> [Stated exercise] In the data below, locate the line containing "Output the Python" and the line containing "import matplotlib.font_manager as fm", then retype both and everything between them exactly. Pictures are not part of the copy.

### Data records ###

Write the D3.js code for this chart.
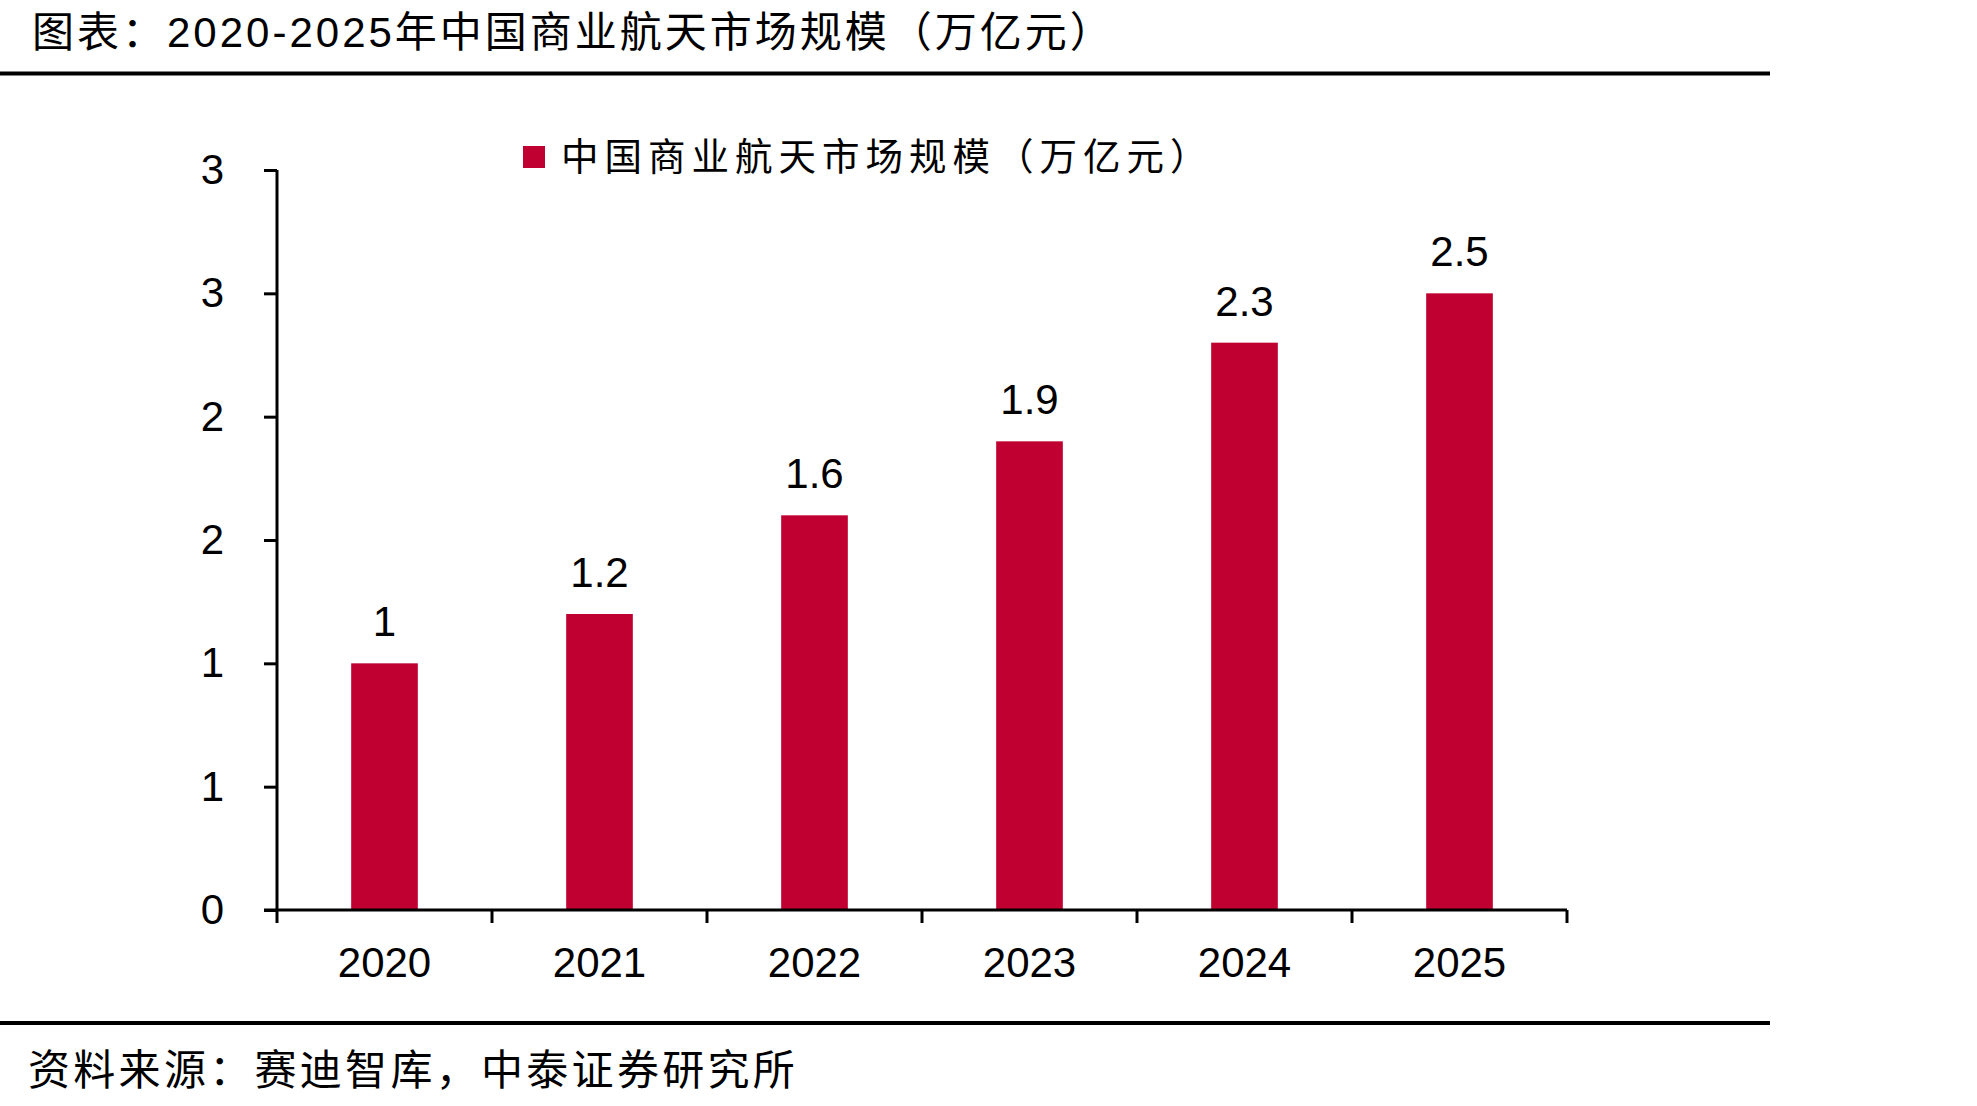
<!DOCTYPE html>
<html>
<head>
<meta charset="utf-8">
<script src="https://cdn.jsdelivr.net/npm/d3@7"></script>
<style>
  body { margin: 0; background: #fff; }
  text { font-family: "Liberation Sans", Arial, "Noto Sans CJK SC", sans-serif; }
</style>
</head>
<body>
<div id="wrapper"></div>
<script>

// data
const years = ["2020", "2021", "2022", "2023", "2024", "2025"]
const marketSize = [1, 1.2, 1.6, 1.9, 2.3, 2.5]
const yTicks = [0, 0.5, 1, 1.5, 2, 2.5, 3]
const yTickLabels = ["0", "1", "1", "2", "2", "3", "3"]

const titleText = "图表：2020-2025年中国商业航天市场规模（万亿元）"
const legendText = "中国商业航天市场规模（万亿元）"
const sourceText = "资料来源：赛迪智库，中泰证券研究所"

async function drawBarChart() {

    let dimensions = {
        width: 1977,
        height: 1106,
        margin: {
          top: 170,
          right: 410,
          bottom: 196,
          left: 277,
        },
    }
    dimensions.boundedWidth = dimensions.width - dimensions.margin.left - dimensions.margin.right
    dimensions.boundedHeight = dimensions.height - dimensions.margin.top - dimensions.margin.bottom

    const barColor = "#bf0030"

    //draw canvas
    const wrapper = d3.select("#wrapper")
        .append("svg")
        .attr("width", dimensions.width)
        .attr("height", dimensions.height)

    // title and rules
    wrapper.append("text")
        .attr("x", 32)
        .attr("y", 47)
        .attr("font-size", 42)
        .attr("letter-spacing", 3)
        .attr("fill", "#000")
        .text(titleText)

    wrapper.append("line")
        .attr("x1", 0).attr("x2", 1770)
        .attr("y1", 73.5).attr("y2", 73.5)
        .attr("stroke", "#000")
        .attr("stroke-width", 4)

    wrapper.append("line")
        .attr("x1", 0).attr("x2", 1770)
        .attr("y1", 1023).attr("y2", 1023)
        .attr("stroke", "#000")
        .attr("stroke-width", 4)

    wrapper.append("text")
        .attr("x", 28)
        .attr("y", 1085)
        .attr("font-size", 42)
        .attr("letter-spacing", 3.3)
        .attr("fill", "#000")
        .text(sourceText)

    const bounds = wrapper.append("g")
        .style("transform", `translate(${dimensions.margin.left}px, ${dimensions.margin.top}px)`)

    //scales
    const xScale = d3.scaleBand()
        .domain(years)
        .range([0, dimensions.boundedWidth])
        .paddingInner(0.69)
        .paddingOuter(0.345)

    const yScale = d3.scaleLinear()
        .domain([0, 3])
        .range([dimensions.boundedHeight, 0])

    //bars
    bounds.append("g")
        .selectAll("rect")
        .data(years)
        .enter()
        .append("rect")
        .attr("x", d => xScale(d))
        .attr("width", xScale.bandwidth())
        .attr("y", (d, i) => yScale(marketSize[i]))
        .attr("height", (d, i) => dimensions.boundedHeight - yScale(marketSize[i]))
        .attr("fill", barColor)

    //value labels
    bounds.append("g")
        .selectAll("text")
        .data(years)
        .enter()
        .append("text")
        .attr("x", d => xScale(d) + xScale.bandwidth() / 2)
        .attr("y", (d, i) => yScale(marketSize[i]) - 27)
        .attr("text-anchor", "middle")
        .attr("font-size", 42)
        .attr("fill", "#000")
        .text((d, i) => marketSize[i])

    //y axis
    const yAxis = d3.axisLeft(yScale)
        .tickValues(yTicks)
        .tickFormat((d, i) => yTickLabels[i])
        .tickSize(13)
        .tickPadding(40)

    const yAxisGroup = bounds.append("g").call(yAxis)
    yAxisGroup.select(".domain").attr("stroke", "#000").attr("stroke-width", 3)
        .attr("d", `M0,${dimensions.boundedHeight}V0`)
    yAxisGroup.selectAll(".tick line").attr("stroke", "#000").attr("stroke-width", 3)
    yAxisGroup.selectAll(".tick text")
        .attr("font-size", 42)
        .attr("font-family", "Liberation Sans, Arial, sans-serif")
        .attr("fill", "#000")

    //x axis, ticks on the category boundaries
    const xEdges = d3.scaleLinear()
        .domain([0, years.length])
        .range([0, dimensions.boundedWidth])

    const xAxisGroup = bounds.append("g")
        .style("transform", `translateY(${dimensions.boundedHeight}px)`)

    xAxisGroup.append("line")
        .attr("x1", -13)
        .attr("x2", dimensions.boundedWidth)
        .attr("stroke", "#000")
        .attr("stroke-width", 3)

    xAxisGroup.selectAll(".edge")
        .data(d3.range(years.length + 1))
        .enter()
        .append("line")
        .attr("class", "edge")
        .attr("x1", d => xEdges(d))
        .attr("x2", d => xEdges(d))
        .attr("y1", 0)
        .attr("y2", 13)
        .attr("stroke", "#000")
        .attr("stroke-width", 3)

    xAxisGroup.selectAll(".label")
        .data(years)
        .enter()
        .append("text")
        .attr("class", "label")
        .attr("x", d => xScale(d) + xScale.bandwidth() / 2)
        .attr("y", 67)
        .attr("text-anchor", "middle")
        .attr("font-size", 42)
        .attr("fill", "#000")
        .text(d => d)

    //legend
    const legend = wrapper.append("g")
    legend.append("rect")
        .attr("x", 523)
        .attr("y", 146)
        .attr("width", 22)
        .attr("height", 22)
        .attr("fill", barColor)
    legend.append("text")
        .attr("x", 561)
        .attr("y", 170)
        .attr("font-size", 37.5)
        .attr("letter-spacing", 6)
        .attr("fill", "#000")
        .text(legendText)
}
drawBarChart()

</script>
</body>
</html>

###
### Data records ###

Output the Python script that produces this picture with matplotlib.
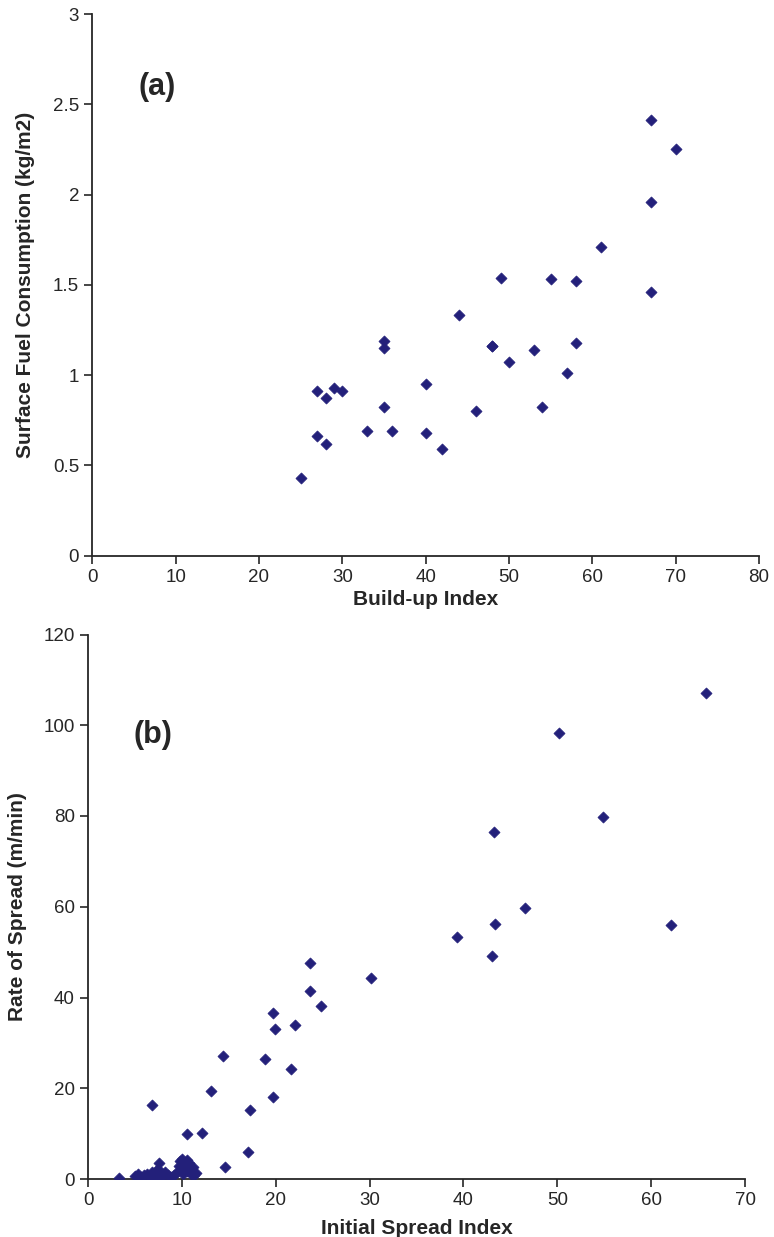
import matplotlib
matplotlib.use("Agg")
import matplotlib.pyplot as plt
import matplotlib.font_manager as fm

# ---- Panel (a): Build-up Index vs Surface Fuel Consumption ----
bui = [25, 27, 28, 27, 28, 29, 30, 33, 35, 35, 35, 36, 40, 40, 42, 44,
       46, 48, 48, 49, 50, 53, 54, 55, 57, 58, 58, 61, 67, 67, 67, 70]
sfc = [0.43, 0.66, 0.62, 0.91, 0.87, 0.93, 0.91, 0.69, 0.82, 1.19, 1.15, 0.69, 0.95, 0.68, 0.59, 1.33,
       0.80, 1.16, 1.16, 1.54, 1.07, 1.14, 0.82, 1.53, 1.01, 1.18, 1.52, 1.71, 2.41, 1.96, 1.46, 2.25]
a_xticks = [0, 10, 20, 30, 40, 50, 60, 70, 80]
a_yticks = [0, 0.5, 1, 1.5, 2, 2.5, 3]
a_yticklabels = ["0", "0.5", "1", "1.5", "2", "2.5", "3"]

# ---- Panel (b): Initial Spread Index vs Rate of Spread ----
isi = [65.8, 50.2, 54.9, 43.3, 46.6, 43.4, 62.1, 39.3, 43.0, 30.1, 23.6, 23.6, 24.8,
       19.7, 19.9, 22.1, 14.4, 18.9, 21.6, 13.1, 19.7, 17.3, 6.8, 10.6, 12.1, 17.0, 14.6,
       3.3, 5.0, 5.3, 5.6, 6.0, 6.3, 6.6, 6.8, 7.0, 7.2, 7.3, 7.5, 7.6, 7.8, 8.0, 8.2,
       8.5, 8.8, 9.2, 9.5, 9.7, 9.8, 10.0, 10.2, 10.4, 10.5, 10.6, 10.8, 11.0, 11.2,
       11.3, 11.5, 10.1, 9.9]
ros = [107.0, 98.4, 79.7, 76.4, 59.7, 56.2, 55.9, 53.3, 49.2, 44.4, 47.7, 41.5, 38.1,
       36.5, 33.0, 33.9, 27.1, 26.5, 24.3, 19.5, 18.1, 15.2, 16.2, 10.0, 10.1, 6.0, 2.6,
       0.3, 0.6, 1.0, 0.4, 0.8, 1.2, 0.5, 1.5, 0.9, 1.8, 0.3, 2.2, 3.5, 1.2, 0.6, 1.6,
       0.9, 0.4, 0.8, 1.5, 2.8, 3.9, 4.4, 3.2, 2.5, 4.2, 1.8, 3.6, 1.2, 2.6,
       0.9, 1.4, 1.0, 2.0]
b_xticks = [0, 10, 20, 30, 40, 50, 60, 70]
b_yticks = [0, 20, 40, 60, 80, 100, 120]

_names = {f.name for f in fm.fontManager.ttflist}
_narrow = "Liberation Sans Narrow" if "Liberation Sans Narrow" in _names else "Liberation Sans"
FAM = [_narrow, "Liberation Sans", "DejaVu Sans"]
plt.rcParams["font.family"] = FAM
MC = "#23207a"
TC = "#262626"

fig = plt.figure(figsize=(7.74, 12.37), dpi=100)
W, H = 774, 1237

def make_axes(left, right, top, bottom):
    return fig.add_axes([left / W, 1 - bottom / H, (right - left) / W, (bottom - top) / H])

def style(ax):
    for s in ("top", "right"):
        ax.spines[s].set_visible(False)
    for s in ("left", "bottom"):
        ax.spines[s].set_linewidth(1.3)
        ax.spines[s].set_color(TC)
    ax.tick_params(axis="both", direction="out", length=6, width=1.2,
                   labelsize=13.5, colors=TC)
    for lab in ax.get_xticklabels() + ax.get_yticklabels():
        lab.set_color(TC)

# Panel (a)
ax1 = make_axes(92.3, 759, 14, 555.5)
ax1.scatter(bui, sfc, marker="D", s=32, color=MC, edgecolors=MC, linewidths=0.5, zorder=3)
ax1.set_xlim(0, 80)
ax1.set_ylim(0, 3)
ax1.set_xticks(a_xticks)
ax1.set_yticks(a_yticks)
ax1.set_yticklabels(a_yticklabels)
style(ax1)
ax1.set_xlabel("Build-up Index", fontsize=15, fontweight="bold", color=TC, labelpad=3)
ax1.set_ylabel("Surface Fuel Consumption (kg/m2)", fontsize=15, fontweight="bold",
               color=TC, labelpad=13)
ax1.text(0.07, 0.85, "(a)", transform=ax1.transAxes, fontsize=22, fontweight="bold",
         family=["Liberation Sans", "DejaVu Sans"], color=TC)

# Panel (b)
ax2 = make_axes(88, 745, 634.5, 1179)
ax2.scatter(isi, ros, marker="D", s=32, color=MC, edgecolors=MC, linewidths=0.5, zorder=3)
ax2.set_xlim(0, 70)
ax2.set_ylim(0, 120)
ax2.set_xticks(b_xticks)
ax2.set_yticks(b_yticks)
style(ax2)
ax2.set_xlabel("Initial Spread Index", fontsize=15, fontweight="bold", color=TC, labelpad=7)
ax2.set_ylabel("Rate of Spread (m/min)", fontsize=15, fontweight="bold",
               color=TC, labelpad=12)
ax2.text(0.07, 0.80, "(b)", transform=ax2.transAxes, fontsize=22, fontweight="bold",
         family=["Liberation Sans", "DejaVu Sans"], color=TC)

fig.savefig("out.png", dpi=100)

###

> [Solution to this problem]
Output the Python script that produces this picture with matplotlib.
import matplotlib
matplotlib.use("Agg")
import matplotlib.pyplot as plt
import matplotlib.font_manager as fm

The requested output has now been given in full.